You should always prefer the good business that are fair price. And so this is another lesson that I had been learning over the years where in 1999, Mohnish was a cheapskate investor and in 2015, I'm much more tuned to value management's can add, value that good moats can add, value that enduring moats can add.
And I think that the subject of figuring out moats, it's a really tough subject. I mean, we saw where the Nifty Fifty in 1972 that the Polaroid and Xerox and Kodak didn't make it. I mean Kodak was just – there was nothing visible at that time that would tell you that there was any chink in the armor, they had patent out the Ying-Yang, they controlled films, they're a monopoly in films, I mean pretty much they owned the whole market.
You know, so same with Xerox, you know literally they owned that market. And look where we are today.

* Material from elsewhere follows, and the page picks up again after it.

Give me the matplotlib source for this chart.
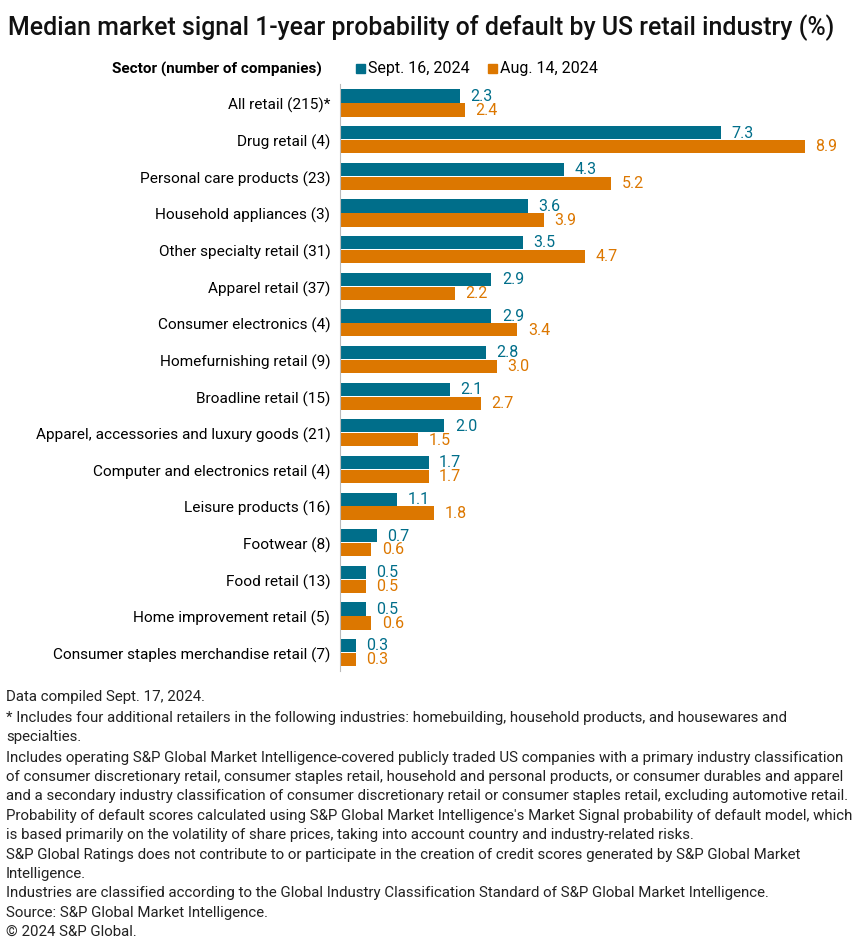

So moats – the nature of capitalism is creative destruction. And that is the best part of our capitalism is creative destruction. So moats – it is very difficult to find moats that will not get destroyed over time.
It's an exception to find a moat that do not get destroyed. And so the quest is on for enduring moats at great prices where the rest of humanity doesn't understand that there's a moat.
No businesses' moat can last forever due to creative destruction of capitalism.